Here’s the run down. An atheist walks in to a church with a bomb strapped to his chest. He demands that God speak to him to give him answers or else he will kill everyone inside. That’s it, I told you it was simple.
Each chapter, I think because I have no knowledge of the bible, is named after a chapter of the bible. Almost every chapter is told from a different characters point of view while in the church facing their ultimate demise. I thought that this was going to get very confusing very fast, but it didn’t. It only added to the mystique and tension.

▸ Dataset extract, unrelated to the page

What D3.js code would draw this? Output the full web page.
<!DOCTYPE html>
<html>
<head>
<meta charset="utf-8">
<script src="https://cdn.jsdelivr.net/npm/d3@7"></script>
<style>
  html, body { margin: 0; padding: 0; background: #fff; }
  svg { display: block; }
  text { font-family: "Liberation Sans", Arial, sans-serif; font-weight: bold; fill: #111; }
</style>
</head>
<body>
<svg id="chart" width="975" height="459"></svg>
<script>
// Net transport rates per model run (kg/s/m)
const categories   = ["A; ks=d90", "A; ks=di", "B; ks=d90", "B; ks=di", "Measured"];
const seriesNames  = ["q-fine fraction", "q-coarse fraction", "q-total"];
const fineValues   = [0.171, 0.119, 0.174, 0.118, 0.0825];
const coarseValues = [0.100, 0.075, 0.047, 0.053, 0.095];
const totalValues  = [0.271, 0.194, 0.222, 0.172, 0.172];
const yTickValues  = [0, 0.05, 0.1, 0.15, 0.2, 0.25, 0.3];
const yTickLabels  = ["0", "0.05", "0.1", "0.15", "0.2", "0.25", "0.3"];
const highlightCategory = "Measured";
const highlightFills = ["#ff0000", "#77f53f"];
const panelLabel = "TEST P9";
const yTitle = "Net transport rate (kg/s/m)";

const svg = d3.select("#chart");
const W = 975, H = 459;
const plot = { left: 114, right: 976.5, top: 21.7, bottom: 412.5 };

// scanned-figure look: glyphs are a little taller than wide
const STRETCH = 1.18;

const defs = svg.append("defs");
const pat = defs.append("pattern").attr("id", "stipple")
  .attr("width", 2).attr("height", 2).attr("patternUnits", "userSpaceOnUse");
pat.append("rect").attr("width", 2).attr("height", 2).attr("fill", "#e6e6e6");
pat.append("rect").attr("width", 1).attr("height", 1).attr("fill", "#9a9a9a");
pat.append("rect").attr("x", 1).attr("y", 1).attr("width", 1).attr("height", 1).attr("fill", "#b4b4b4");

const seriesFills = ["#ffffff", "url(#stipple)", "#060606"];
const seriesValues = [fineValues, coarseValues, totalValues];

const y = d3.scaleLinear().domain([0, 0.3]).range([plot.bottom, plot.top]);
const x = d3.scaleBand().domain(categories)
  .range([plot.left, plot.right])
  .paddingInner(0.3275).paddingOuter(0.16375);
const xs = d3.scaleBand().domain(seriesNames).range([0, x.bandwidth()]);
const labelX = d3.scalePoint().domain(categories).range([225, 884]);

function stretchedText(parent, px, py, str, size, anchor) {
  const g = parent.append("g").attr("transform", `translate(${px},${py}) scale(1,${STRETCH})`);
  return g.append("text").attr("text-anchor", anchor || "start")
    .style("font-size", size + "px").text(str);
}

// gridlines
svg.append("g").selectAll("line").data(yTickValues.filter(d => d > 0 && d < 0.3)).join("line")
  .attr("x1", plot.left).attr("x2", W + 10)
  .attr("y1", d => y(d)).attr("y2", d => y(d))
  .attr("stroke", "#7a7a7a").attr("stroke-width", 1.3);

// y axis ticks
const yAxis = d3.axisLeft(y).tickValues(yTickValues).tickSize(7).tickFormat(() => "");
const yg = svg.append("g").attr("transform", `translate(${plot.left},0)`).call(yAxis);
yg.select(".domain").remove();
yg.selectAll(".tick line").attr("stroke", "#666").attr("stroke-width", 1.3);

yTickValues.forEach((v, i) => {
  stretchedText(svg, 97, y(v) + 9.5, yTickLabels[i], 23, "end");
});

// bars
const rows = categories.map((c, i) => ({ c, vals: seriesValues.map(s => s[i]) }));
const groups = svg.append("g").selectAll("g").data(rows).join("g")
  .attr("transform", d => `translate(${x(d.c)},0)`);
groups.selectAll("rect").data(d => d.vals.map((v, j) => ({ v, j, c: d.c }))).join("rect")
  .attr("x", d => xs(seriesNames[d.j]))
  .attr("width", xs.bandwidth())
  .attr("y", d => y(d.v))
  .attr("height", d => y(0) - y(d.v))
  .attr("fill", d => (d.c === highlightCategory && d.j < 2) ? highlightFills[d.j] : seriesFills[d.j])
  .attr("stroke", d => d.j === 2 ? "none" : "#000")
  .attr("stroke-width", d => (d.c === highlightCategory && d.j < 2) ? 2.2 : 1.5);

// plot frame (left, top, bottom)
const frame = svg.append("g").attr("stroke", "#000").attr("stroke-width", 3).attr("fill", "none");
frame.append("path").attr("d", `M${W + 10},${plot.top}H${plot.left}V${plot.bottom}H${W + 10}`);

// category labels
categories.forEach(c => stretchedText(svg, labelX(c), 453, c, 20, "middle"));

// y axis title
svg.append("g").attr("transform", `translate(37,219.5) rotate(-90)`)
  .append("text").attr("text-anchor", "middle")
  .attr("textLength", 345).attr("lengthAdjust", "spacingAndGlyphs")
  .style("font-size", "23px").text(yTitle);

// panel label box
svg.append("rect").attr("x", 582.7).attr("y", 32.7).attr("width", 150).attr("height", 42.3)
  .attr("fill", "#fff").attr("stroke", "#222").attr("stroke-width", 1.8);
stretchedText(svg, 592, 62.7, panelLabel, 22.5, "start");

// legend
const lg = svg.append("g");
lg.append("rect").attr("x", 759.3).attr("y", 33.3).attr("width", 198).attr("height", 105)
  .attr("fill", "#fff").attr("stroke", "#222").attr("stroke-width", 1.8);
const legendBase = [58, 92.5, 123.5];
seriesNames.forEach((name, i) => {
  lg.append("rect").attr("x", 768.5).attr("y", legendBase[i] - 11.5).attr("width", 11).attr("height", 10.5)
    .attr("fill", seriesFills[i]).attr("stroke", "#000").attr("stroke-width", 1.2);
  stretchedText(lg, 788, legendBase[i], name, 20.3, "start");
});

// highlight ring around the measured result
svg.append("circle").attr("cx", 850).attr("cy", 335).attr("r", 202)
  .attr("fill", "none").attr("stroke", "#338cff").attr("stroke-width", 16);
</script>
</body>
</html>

I know what you’re thinking. Suicide bomber, so where is the horror? The horror aspect is in what happens to the people in the church while trying to deal with this madman and their mortality. Graphic violence abound. Extreme tension throughout. All while Power tries to test your faith and resolve.

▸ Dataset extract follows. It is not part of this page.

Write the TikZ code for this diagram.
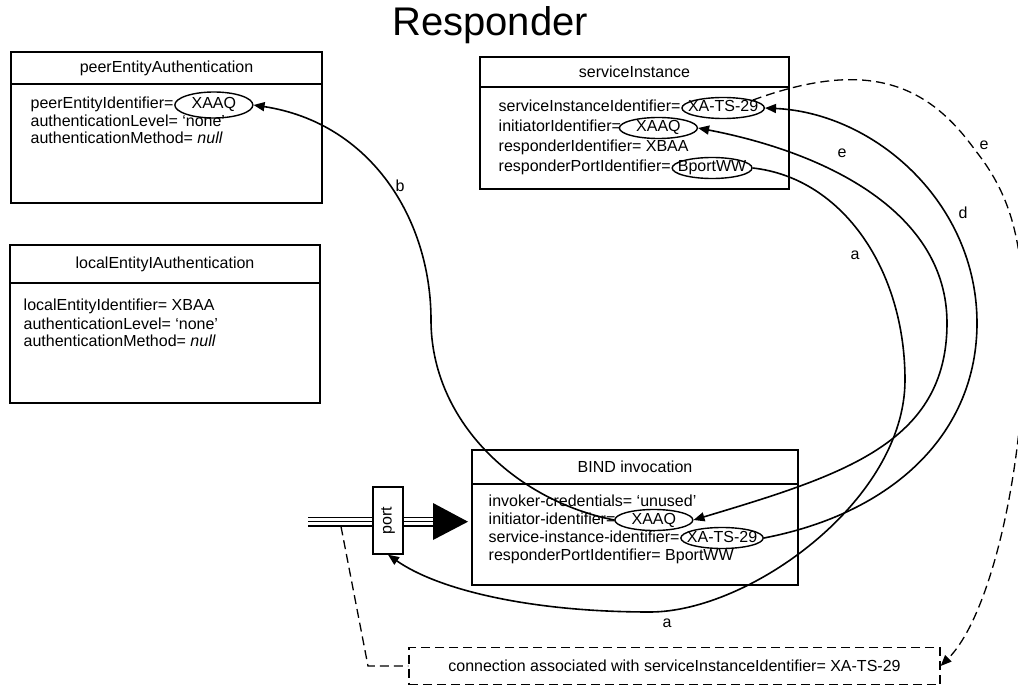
\documentclass[tikz,border=0pt]{standalone}
\usepackage{fontspec}
\setmainfont{Liberation Sans}
\usetikzlibrary{positioning,arrows.meta,shapes.geometric}

\tikzset{
	txt/.style={font=\fontsize{16}{18}\selectfont},
	attr/.style={txt, anchor=west, inner sep=0pt, text height=11.5pt, text depth=3.5pt},
	val/.style={txt, draw, ellipse, inner xsep=-6pt, inner ysep=-2pt, minimum width=78pt, minimum height=21pt, text height=11.5pt, text depth=3.5pt},
	link/.style={line width=1.6pt, -{Triangle[length=11pt,width=9pt]}},
	dlink/.style={link, line width=1.3pt, dash pattern=on 9pt off 5pt},
}

\begin{document}
\begin{tikzpicture}[x=1pt, y=-1pt, line width=1.4pt]
	\clip (0,0) rectangle (1018,687);
	\node[font=\fontsize{40}{44}\selectfont] (title) at (490,25) {Responder};

	% peerEntityAuthentication
	\draw (11,52) rectangle (322,203);
	\draw (11,84) -- (322,84);
	\node[txt] (peerhead) at (166.5,68) {peerEntityAuthentication};
	\node[attr] (peerid) at (30,105) {peerEntityIdentifier=};
	\node[val, minimum height=26pt, right=0pt of peerid] (peerxaaq) {XAAQ};
	\node[attr] (peerlvl) at (30,122.5) {authenticationLevel= ‘none’};
	\node[attr] (peermeth) at (30,140) {authenticationMethod= \textit{null}};

	% localEntityIAuthentication
	\draw (10,245) rectangle (320,403);
	\draw (10,283) -- (320,283);
	\node[txt] (lochead) at (165,264) {localEntityIAuthentication};
	\node[attr] (locid) at (23,307) {localEntityIdentifier= XBAA};
	\node[attr] (loclvl) at (23,325) {authenticationLevel= ‘none’};
	\node[attr] (locmeth) at (23,342.5) {authenticationMethod= \textit{null}};

	% serviceInstance
	\draw (480,57) rectangle (789,189);
	\draw (480,87) -- (789,87);
	\node[txt] (svchead) at (634.5,72) {serviceInstance};
	\node[attr] (svcid) at (498,108) {serviceInstanceIdentifier=};
	\node[val, right=0pt of svcid] (svcsid) {XA-TS-29};
	\node[attr] (svcini) at (498,128) {initiatorIdentifier=};
	\node[val, right=-3pt of svcini] (svcxaaq) {XAAQ};
	\node[attr] (svcresp) at (498,148) {responderIdentifier= XBAA};
	\node[attr] (svcrport) at (498,168) {responderPortIdentifier=};
	\node[val, right=0pt of svcrport] (svcport) {BportWW};

	% BIND invocation
	\draw (472,450) rectangle (798,585);
	\draw (472,484) -- (798,484);
	\node[txt] (bindhead) at (635,467) {BIND invocation};
	\node[attr] (bindcred) at (488,502) {invoker-credentials= ‘unused’};
	\node[attr] (bindini) at (488,520) {initiator-identifier=};
	\node[val, right=-2pt of bindini] (bindxaaq) {XAAQ};
	\node[attr] (bindsvc) at (488,538) {service-instance-identifier=};
	\node[val, right=0pt of bindsvc] (bindsid) {XA-TS-29};
	\node[attr] (bindrport) at (488,556) {responderPortIdentifier= BportWW};

	% port and incoming line
	\node[txt, draw, minimum width=30pt, minimum height=67pt, inner sep=0pt] (port) at (388,520.5) {\rotatebox{90}{port}};
	\coordinate (feed) at (308,521.7);
	\coordinate (headbase) at (433,521.7);
	\foreach \o in {-4.4,0,4.4} {
		\draw ([yshift=\o pt]feed) -- ([yshift=\o pt]feed -| port.west);
		\draw ([yshift=\o pt]feed -| port.east) -- ([yshift=\o pt]headbase);
	}
	\fill (433,503) -- (468,521.7) -- (433,540) -- cycle;

	% connection
	\node[txt, draw, dash pattern=on 9pt off 5pt, line width=1.3pt, minimum width=531pt, minimum height=37pt] (conn) at (674.5,666) {connection associated with serviceInstanceIdentifier= XA-TS-29};
	\coordinate (tap) at (341,526.5);
	\coordinate (bend) at (368,666);
	\draw[dash pattern=on 9pt off 5pt, line width=1.3pt] (tap) -- (bend) -- (conn.west);

	% links
	\draw[link] (bindxaaq.west) .. controls +(-100,-20) and +(0,100) .. (431,320)
		.. controls +(0,-100) and +(118,18) .. (peerxaaq.east);
	\draw[link] (bindsid.east) .. controls +(130,-25) and +(0,110) .. (977,323)
		.. controls +(0,-120) and +(110,5) .. (svcsid.east);
	\draw[link, {Triangle[length=11pt,width=9pt]}-{Triangle[length=11pt,width=9pt]}] (bindxaaq.east) .. controls +(150,-45) and +(0,120) .. (947,323)
		.. controls +(0,-110) and +(130,25) .. (svcxaaq.east);
	\draw[link] (svcport.east) .. controls +(90,10) and +(0,-110) .. (905,380)
		.. controls +(0,120) and +(100,0) .. (650,612)
		.. controls +(-120,0) and +(50,35) .. (port.south);
	\draw[dlink] (svcsid.north east) .. controls +(110,-40) and +(-50,-70) .. (975,150)
		.. controls +(40,50) and +(0,-90) .. (1024,340)
		.. controls +(0,130) and +(50,-50) .. (conn.east);

	% labels
	\node[txt] (lb) at (400,186) {b};
	\node[txt] (le) at (842,153) {e};
	\node[txt] (la) at (855,255) {a};
	\node[txt] (ld) at (963,213) {d};
	\node[txt] (le2) at (984,145) {e};
	\node[txt] (la2) at (667,623) {a};
\end{tikzpicture}
\end{document}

I have heard others saying that the story was actually told by God. I do not understand that thinking. Do know that this was an amazing book by a very talented author. Who has a writing style that is so, well, so real. I will be looking for more audiobooks, that I hope will be coming soon.
Bottom line is. If you want blood and gore. With a realistic story, that sends chills through you, considering what society is these days, and believable characters, reactions and situations. That is crafted so well, I got mad when it had to end. Look no further than GodBomb!
Having been lucky enough to have discovered Chris Barnes early in his narration career, I have been able to listen along as his skills grow. Every other performance until this one he had a tendency to talk very quickly, sometimes making it difficult to understand everything and follow along. I think in GodBomb! he has found his stride. Slowing down the pace, quite considerably, for him. Without losing any of the Scottish brogue that makes it so fun to listen. I will continue to follow Barnes’ other projects as they become available and you should too. Hands down Barnes’ best performance to date.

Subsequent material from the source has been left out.